To investigate the formation of turbulence, scientists at HSE University and MIPT have developed a concept making it possible to observe rapid fluid flow around obstacles at micrometre scales. The team devised a method to confine the fluid flow to a limited space and subsequently implemented it in two molecular modelling programs. Additionally, the researchers analysed the performance of the supercomputers used for these calculations and explored ways to optimise it.

'We have obtained a natural flow of fluid with vortices spontaneously arising from flowing around an obstacle at a scale of hundreds of millions of atoms; this has not been done before. The purpose of our new method is to gather data for specific scenarios, such as diffusion and flow near walls, and to accurately bridge the atomistic to continuum scales in areas of modelling where this connection is critically important,' comments Vladimir Stegailov, research team leader, Leading Research Fellow at the International Laboratory for Supercomputer Atomistic Modelling and Multi-scale Analysis of HSE University, and Head of the MIPT Laboratory of Supercomputer Methods in Condensed Matter Physics.

The modelled system consisted of a flat quasi-two-dimensional parallelepiped containing a cylindrical obstacle and several million to several hundred million atoms of fluid. A predetermined flow velocity was added to the thermal velocities of the atoms, and where it was sufficiently high, turbulent vortices spontaneously formed after bending around the cylinder. Thus, the scientists were able to simulate the formation of a pre-turbulent flow regime under natural conditions, without imposing any additional special conditions on the movement of the fluid.

The challenging aspect of the simulation was that the particles, during their movement, had to travel beyond the boundaries of the parallelepiped. Typically, in atomistic modelling, periodic boundary conditions are applied, meaning that atoms hypothetically leaving the system on the right side are artificially reintroduced into the system with the same speed and direction of movement on the left side in subsequent calculation steps. Thus, the system remains closed. From a computational perspective, this method is the most straightforward. In dealing with the vortex problem, the physicists had to devise periodic conditions to ensure that the flow would revert to a non-turbulent state when crossing the system's boundary. Otherwise, upon the atoms' return to the parallelepiped, the fluid would already be turbulent when encountering the obstacle, which contradicts the original formulation of the problem. The scientists suggested positioning virtual planes near the right boundary of the system. Upon crossing these planes, the particle velocity was recalculated, restoring the flow to a normal (laminar) state. This approach ensured that the return of atoms did not compromise the laminarity condition of the incoming flow.

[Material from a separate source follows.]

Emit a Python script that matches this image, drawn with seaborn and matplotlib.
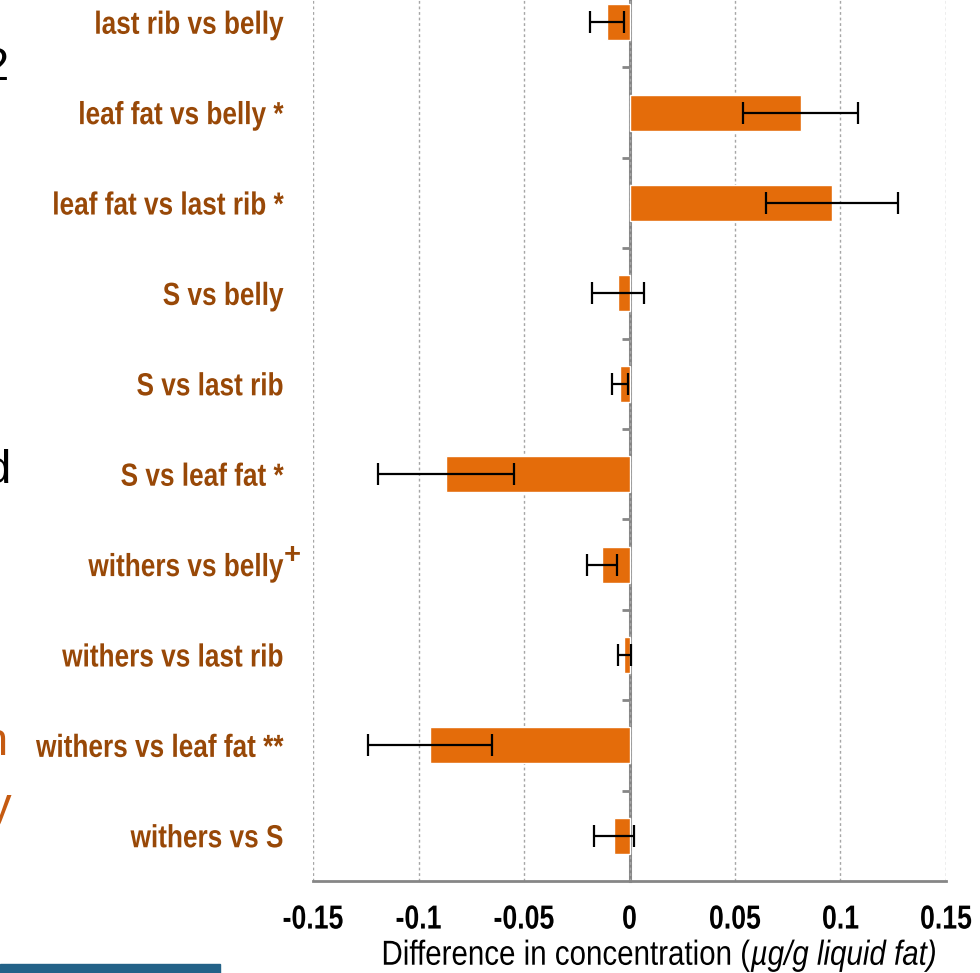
import matplotlib
matplotlib.use("Agg")
import matplotlib.pyplot as plt
from matplotlib.patheffects import AbstractPathEffect
from matplotlib.transforms import Affine2D
import seaborn as sns
import pandas as pd
import numpy as np

# Pairwise site comparisons: mean difference and its error
comparisons = [
    "last rib vs belly",
    "leaf fat vs belly *",
    "leaf fat vs last rib *",
    "S vs belly",
    "S vs last rib",
    "S vs leaf fat *",
    "withers vs belly",
    "withers vs last rib",
    "withers vs leaf fat **",
    "withers vs S",
]
differences = [-0.0108, 0.0812, 0.0960, -0.0055, -0.0044, -0.0868, -0.0132, -0.0025, -0.0944, -0.0073]
errors = [0.0080, 0.0273, 0.0312, 0.0123, 0.0038, 0.0322, 0.0071, 0.0031, 0.0294, 0.0094]
# trend marker (+) attached to a comparison label
trend_comparison = "withers vs belly"
x_ticks = [-0.15, -0.1, -0.05, 0, 0.05, 0.1, 0.15]
x_tick_labels = ["-0.15", "-0.1", "-0.05", "0", "0.05", "0.1", "0.15"]

sns.set_theme(style="white")

FONT = "Liberation Sans"
plt.rcParams["font.family"] = [FONT, "DejaVu Sans"]


class Condensed(AbstractPathEffect):
    """Squeeze glyphs horizontally to mimic a narrow typeface."""

    def __init__(self, sx=0.82, anchor="right"):
        super().__init__()
        self.sx = sx
        self.anchor = anchor

    def draw_path(self, renderer, gc, tpath, affine, rgbFace=None):
        ext = tpath.get_extents()
        if self.anchor == "right":
            x0 = ext.x1
        elif self.anchor == "center":
            x0 = 0.5 * (ext.x0 + ext.x1)
        else:
            x0 = ext.x0
        squeeze = Affine2D().translate(-x0, 0).scale(self.sx, 1).translate(x0, 0)
        renderer.draw_path(gc, tpath, squeeze + affine, rgbFace)


BAR = "#E46C0A"
LABEL = "#984807"
AXIS_GRAY = "#868686"

df = pd.DataFrame({"comparison": comparisons, "difference": differences, "error": errors})

fig = plt.figure(figsize=(9.8, 9.73), dpi=100)
ax = fig.add_axes([0.3194, 0.0946, 0.6459, 0.929])

sns.barplot(data=df, y="comparison", x="difference", orient="h", color=BAR,
            saturation=1, width=0.4, errorbar=None, ax=ax)
ax.errorbar(df["difference"], np.arange(len(df)), xerr=df["error"], fmt="none",
            ecolor="black", elinewidth=1.6, capsize=8, capthick=1.6, zorder=4)

ax.set_xlim(-0.15, 0.15)
ax.set_ylim(len(df) - 0.5, -0.5)
ax.set_xticks(x_ticks)
ax.set_xticklabels(x_tick_labels, fontsize=24, fontweight="bold", color="black")
for lbl in ax.get_xticklabels():
    lbl.set_path_effects([Condensed(0.8, "center")])
ax.set_ylabel("")
ax.set_xlabel("")

for lbl in ax.get_yticklabels():
    lbl.set_fontsize(23)
    lbl.set_fontweight("bold")
    lbl.set_color(LABEL)
    lbl.set_path_effects([Condensed(0.82, "right")])
ax.tick_params(axis="y", length=0, pad=21)
ax.tick_params(axis="x", length=8, width=1.5, color=AXIS_GRAY, direction="out", pad=9)

# raised "+" after the trend comparison label
ax.annotate("+", xy=(0, comparisons.index(trend_comparison)),
            xycoords=ax.get_yaxis_transform(), xytext=(-21, 10),
            textcoords="offset pixels", ha="center", va="center",
            fontsize=21, fontweight="bold", color=LABEL, annotation_clip=False)

# axis title: upright text followed by the italic unit
fig.text(0.766, 0.0085, "Difference in concentration (", fontsize=25, ha="right",
         va="baseline", color="black", path_effects=[Condensed(0.85, "right")])
fig.text(0.766, 0.0085, "\u00b5g/g liquid fat)", fontsize=25, ha="left", va="baseline",
         style="italic", color="black", path_effects=[Condensed(0.85, "left")])

ax.grid(axis="x", linestyle=(0, (2, 2)), color="#A6A6A6", linewidth=1)
ax.grid(axis="y", visible=False)
for side in ("top", "right", "left"):
    ax.spines[side].set_visible(False)
ax.spines["bottom"].set_color(AXIS_GRAY)
ax.spines["bottom"].set_linewidth(2)

# zero line carrying the category separator ticks
zero_axis = ax.secondary_yaxis(0.5)
zero_axis.set_alignment("left")
zero_axis.set_yticks(np.arange(len(df) - 1) + 0.5)
zero_axis.set_yticklabels([])
zero_axis.tick_params(axis="y", length=6, width=2, color=AXIS_GRAY, direction="out")
zero_axis.spines["left"].set_visible(True)
zero_axis.spines["left"].set_color(AXIS_GRAY)
zero_axis.spines["left"].set_linewidth(2.2)
for side in ("right", "top", "bottom"):
    zero_axis.spines[side].set_visible(False)

# slide fragments at the left edge
fig.text(0.009, 0.93, "2", fontsize=34, ha="right", va="center", color="black")
fig.text(0.011, 0.516, "d", fontsize=34, ha="right", va="center", color="black")
fig.text(0.008, 0.236, "n", fontsize=34, ha="right", va="center", color="#C55A11")
fig.text(0.012, 0.17, "y", fontsize=34, ha="right", va="center", color="#C55A11")
fig.patches.append(plt.Rectangle((0, 0), 0.2245, 0.0095, transform=fig.transFigure,
                                 color="#236288", zorder=5))

fig.savefig("out.png", dpi=100)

Following a theoretical justification of the proposed boundary conditions, the scientists implemented them into widely used molecular modelling programs LAMMPS and OpenMM and performed fluid flow calculations using supercomputers equipped with graphics accelerators. The researchers placed particular emphasis on maximising computational performance, recognising that in systems which comprise millions of atoms and require the calculation of several million time steps, a millisecond acceleration at each computational step translates to savings of several days, or even weeks, in supercomputer operation.

According to Vladislav Galigerov, master's student at HSE MIEM and one of the two primary co-authors of the paper, 'Tools for in-depth performance analysis are continuously evolving, including the Score-P tool for analysing performance data of parallel programs, which we used in this study. Developing standards for using such tools is essential to ensure that developers of programs for supercomputers, as they modify existing code or develop new ones, can conduct analyses according to these standards, allowing them to assess the effectiveness of their applications across various supercomputer architectures, including those to which they may not have direct access.'

The analysis for this paper was conducted using the Desmos supercomputer at the Joint Institute for High Temperatures of the Russian Academy of Sciences and the cHARISMa supercomputer at HSE University.